TASK DESCRIPTION - Drop the images; return everything else in the listing below exactly.

——————————

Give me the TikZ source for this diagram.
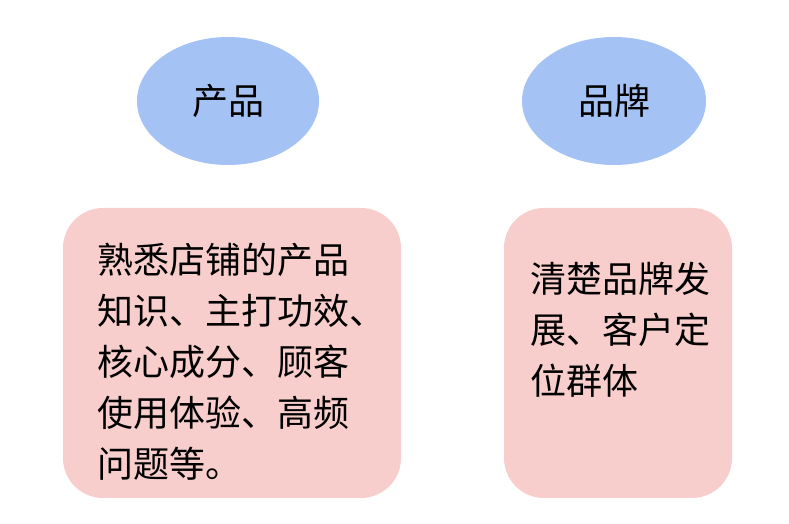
\documentclass[tikz,border=0pt]{standalone}
\usepackage{fontspec}
\newfontfamily\cjk{Noto Sans CJK SC}
\usetikzlibrary{shapes.geometric, positioning}
\definecolor{topicblue}{HTML}{A4C2F4}
\definecolor{cardpink}{HTML}{F8CECC}

\begin{document}
\begin{tikzpicture}[x=1pt, y=1pt,
    topic/.style={ellipse, fill=topicblue, inner sep=0pt, minimum height=128pt, font=\cjk\fontsize{36}{40}\selectfont},
    card/.style={rectangle, rounded corners=40pt, fill=cardpink, inner sep=0pt, minimum height=290pt},
    cardtext/.style={anchor=base west, align=left, inner sep=0pt, font=\cjk\fontsize{36}{51}\selectfont},
]
    \useasboundingbox (0,0) rectangle (789,524);

    \node[topic, minimum width=182pt] (product) at (228, 423) {产品};
    \node[topic, minimum width=184pt] (brand) at (614, 423) {品牌};

    \node[card, minimum width=338pt] (productcard) at (232, 171) {};
    \node[card, minimum width=228pt] (brandcard) at (618, 171) {};

    % base anchor sits on the last line
    \node[cardtext] (producttext) at (97, 46) {
        熟悉店铺的产品\\
        知识、主打功效、\\
        核心成分、顾客\\
        使用体验、高频\\
        问题等。
    };
    \node[cardtext] (brandtext) at (530, 129) {
        清楚品牌发\\
        展、客户定\\
        位群体
    };
\end{tikzpicture}
\end{document}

——————————

SOLUTION TO THIS TASK -
Give me the TikZ source for this diagram.
\documentclass[tikz,border=0pt]{standalone}
\usepackage{fontspec}
\newfontfamily\cjk{Noto Sans CJK SC}
\usetikzlibrary{shapes.geometric, positioning}
\definecolor{topicblue}{HTML}{A4C2F4}
\definecolor{cardpink}{HTML}{F8CECC}

\begin{document}
\begin{tikzpicture}[x=1pt, y=1pt,
    topic/.style={ellipse, fill=topicblue, inner sep=0pt, minimum height=128pt, font=\cjk\fontsize{36}{40}\selectfont},
    card/.style={rectangle, rounded corners=40pt, fill=cardpink, inner sep=0pt, minimum height=290pt},
    cardtext/.style={anchor=base west, align=left, inner sep=0pt, font=\cjk\fontsize{36}{51}\selectfont},
]
    \useasboundingbox (0,0) rectangle (789,524);

    \node[topic, minimum width=182pt] (product) at (228, 423) {产品};
    \node[topic, minimum width=184pt] (brand) at (614, 423) {品牌};

    \node[card, minimum width=338pt] (productcard) at (232, 171) {};
    \node[card, minimum width=228pt] (brandcard) at (618, 171) {};

    % base anchor sits on the last line
    \node[cardtext] (producttext) at (97, 46) {
        熟悉店铺的产品\\
        知识、主打功效、\\
        核心成分、顾客\\
        使用体验、高频\\
        问题等。
    };
    \node[cardtext] (brandtext) at (530, 129) {
        清楚品牌发\\
        展、客户定\\
        位群体
    };
\end{tikzpicture}
\end{document}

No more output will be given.